Aim of the task →
Retype the lines beneath this one, from the first through the line containing "line_color=None, border_radius=(4, 4, 0, 0))". Pictures are left out.

------------------------------

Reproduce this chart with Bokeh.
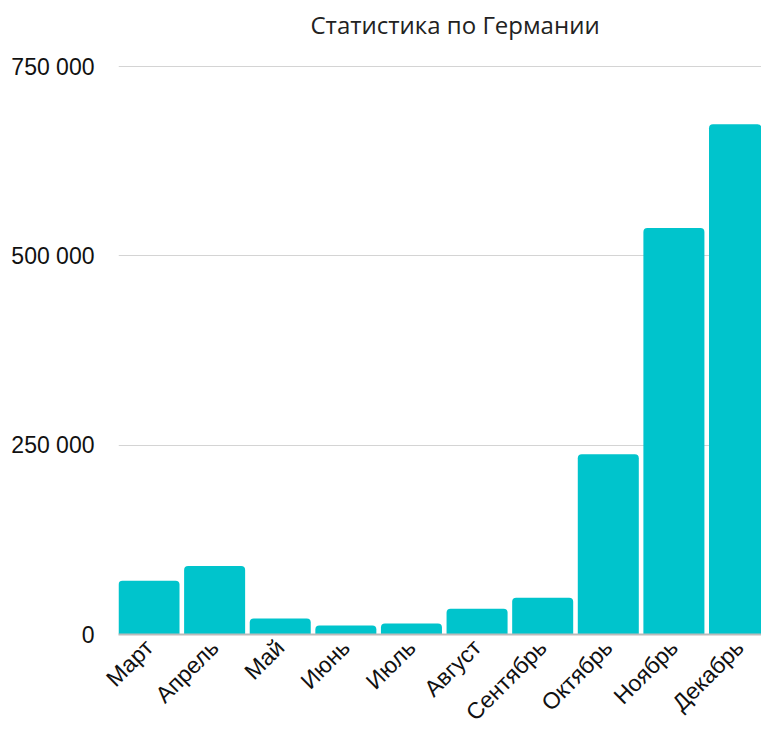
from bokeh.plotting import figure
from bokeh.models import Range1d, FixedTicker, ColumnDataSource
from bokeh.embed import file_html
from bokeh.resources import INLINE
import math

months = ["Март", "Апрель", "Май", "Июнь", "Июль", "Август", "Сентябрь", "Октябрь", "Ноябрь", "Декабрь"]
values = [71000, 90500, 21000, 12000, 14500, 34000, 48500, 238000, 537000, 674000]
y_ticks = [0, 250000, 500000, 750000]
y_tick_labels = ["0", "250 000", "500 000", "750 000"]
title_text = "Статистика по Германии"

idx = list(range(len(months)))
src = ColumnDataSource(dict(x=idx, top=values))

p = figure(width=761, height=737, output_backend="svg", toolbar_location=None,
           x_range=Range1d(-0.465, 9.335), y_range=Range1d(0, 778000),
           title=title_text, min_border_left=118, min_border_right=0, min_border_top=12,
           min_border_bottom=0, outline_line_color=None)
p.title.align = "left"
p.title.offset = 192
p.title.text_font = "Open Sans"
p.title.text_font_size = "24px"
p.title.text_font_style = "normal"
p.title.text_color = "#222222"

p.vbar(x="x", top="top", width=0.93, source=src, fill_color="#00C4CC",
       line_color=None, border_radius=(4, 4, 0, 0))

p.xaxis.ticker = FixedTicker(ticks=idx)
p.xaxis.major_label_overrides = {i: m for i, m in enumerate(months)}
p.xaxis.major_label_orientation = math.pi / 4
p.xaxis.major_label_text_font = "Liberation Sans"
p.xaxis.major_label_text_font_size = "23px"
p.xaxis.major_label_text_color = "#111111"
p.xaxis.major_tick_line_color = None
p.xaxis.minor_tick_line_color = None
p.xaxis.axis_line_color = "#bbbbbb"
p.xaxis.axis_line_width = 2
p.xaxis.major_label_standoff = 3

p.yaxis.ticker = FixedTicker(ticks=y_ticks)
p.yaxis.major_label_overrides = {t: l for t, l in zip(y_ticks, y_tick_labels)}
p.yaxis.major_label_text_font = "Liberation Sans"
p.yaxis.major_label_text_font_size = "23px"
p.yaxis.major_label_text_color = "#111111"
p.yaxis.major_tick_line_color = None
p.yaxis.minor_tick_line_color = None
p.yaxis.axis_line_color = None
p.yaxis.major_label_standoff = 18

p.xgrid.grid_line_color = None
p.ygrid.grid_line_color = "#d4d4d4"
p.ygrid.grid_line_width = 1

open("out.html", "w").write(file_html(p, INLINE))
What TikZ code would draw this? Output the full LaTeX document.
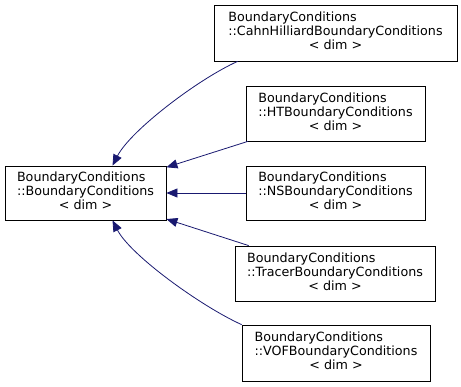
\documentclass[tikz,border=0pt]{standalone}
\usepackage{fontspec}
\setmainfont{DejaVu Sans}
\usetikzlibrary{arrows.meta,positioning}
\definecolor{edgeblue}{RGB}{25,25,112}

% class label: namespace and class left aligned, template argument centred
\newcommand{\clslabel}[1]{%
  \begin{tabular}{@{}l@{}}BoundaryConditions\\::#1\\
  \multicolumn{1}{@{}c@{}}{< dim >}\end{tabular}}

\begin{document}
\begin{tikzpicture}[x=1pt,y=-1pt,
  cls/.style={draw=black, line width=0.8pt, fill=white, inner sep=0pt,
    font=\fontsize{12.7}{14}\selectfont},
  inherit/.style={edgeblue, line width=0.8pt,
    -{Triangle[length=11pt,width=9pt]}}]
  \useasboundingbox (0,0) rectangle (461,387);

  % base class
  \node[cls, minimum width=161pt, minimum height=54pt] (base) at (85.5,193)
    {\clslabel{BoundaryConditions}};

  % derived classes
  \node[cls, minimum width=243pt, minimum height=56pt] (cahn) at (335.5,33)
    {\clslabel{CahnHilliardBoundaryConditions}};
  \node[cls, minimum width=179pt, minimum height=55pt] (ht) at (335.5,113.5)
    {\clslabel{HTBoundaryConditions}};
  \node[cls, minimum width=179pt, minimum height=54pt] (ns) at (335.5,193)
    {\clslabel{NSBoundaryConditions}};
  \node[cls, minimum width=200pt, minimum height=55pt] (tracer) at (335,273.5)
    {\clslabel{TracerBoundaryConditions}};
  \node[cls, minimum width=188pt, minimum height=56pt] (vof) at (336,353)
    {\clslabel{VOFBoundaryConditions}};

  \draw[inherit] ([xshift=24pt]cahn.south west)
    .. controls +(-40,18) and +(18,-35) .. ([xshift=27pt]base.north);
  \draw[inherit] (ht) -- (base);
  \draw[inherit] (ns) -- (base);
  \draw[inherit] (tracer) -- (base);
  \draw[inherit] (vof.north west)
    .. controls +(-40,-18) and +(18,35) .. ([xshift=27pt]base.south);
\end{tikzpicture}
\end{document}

------------------------------

Completed exercise →
Reproduce this chart with Bokeh.
from bokeh.plotting import figure
from bokeh.models import Range1d, FixedTicker, ColumnDataSource
from bokeh.embed import file_html
from bokeh.resources import INLINE
import math

months = ["Март", "Апрель", "Май", "Июнь", "Июль", "Август", "Сентябрь", "Октябрь", "Ноябрь", "Декабрь"]
values = [71000, 90500, 21000, 12000, 14500, 34000, 48500, 238000, 537000, 674000]
y_ticks = [0, 250000, 500000, 750000]
y_tick_labels = ["0", "250 000", "500 000", "750 000"]
title_text = "Статистика по Германии"

idx = list(range(len(months)))
src = ColumnDataSource(dict(x=idx, top=values))

p = figure(width=761, height=737, output_backend="svg", toolbar_location=None,
           x_range=Range1d(-0.465, 9.335), y_range=Range1d(0, 778000),
           title=title_text, min_border_left=118, min_border_right=0, min_border_top=12,
           min_border_bottom=0, outline_line_color=None)
p.title.align = "left"
p.title.offset = 192
p.title.text_font = "Open Sans"
p.title.text_font_size = "24px"
p.title.text_font_style = "normal"
p.title.text_color = "#222222"

p.vbar(x="x", top="top", width=0.93, source=src, fill_color="#00C4CC",
       line_color=None, border_radius=(4, 4, 0, 0))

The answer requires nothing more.